** start of Supplied material **

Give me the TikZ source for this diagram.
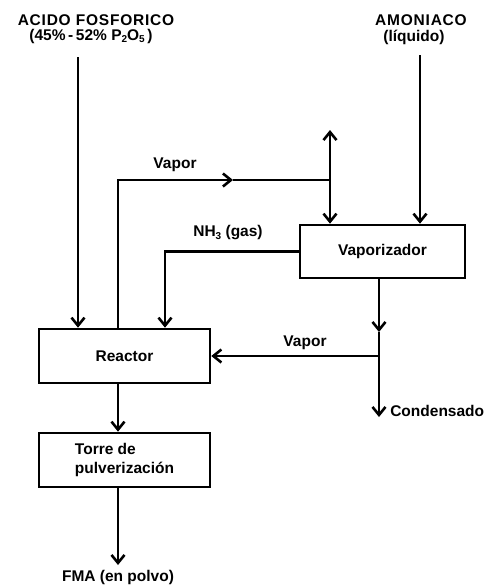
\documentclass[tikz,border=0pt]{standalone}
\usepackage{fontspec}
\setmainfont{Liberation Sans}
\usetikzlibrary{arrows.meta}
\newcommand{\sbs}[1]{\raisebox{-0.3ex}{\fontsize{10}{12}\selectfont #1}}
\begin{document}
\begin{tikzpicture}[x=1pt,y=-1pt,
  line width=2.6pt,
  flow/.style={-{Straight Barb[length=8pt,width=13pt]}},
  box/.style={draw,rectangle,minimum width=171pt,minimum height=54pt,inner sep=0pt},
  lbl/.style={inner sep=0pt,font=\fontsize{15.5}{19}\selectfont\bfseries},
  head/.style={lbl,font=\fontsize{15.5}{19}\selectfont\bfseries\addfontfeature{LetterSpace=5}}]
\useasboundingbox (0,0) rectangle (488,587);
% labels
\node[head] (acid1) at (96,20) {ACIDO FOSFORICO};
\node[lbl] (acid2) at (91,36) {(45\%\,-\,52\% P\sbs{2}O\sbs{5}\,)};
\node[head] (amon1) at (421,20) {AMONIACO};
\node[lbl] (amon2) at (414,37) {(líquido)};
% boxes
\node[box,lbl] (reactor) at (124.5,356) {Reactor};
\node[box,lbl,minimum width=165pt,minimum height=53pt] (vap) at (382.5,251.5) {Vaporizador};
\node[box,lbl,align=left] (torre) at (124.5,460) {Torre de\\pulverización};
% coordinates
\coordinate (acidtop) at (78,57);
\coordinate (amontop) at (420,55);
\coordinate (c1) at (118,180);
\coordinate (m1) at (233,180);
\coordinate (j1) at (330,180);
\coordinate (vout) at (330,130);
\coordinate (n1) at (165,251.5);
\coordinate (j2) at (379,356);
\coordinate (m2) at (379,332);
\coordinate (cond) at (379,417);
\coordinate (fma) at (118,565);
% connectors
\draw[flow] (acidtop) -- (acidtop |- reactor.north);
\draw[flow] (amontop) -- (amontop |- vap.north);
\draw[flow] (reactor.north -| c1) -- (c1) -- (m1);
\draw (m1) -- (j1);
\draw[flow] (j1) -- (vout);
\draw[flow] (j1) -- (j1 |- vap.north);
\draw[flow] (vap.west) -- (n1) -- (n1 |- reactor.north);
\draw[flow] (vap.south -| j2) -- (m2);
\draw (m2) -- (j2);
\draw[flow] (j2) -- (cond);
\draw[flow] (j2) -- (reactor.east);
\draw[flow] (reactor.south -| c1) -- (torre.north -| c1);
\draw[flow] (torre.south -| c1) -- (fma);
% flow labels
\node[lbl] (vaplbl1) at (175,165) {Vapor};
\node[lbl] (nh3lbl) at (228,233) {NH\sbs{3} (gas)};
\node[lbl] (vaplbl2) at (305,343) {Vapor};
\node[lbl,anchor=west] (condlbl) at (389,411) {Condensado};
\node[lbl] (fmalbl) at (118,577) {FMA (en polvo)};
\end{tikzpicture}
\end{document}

** end of Supplied material **

» Task brief:
Repeat the material above in full and unchanged, minus its images.

» Output below:
Give me the TikZ source for this diagram.
\documentclass[tikz,border=0pt]{standalone}
\usepackage{fontspec}
\setmainfont{Liberation Sans}
\usetikzlibrary{arrows.meta}
\newcommand{\sbs}[1]{\raisebox{-0.3ex}{\fontsize{10}{12}\selectfont #1}}
\begin{document}
\begin{tikzpicture}[x=1pt,y=-1pt,
  line width=2.6pt,
  flow/.style={-{Straight Barb[length=8pt,width=13pt]}},
  box/.style={draw,rectangle,minimum width=171pt,minimum height=54pt,inner sep=0pt},
  lbl/.style={inner sep=0pt,font=\fontsize{15.5}{19}\selectfont\bfseries},
  head/.style={lbl,font=\fontsize{15.5}{19}\selectfont\bfseries\addfontfeature{LetterSpace=5}}]
\useasboundingbox (0,0) rectangle (488,587);
% labels
\node[head] (acid1) at (96,20) {ACIDO FOSFORICO};
\node[lbl] (acid2) at (91,36) {(45\%\,-\,52\% P\sbs{2}O\sbs{5}\,)};
\node[head] (amon1) at (421,20) {AMONIACO};
\node[lbl] (amon2) at (414,37) {(líquido)};
% boxes
\node[box,lbl] (reactor) at (124.5,356) {Reactor};
\node[box,lbl,minimum width=165pt,minimum height=53pt] (vap) at (382.5,251.5) {Vaporizador};
\node[box,lbl,align=left] (torre) at (124.5,460) {Torre de\\pulverización};
% coordinates
\coordinate (acidtop) at (78,57);
\coordinate (amontop) at (420,55);
\coordinate (c1) at (118,180);
\coordinate (m1) at (233,180);
\coordinate (j1) at (330,180);
\coordinate (vout) at (330,130);
\coordinate (n1) at (165,251.5);
\coordinate (j2) at (379,356);
\coordinate (m2) at (379,332);
\coordinate (cond) at (379,417);
\coordinate (fma) at (118,565);
% connectors
\draw[flow] (acidtop) -- (acidtop |- reactor.north);
\draw[flow] (amontop) -- (amontop |- vap.north);
\draw[flow] (reactor.north -| c1) -- (c1) -- (m1);
\draw (m1) -- (j1);
\draw[flow] (j1) -- (vout);
\draw[flow] (j1) -- (j1 |- vap.north);
\draw[flow] (vap.west) -- (n1) -- (n1 |- reactor.north);
\draw[flow] (vap.south -| j2) -- (m2);
\draw (m2) -- (j2);
\draw[flow] (j2) -- (cond);
\draw[flow] (j2) -- (reactor.east);
\draw[flow] (reactor.south -| c1) -- (torre.north -| c1);
\draw[flow] (torre.south -| c1) -- (fma);
% flow labels
\node[lbl] (vaplbl1) at (175,165) {Vapor};
\node[lbl] (nh3lbl) at (228,233) {NH\sbs{3} (gas)};
\node[lbl] (vaplbl2) at (305,343) {Vapor};
\node[lbl,anchor=west] (condlbl) at (389,411) {Condensado};
\node[lbl] (fmalbl) at (118,577) {FMA (en polvo)};
\end{tikzpicture}
\end{document}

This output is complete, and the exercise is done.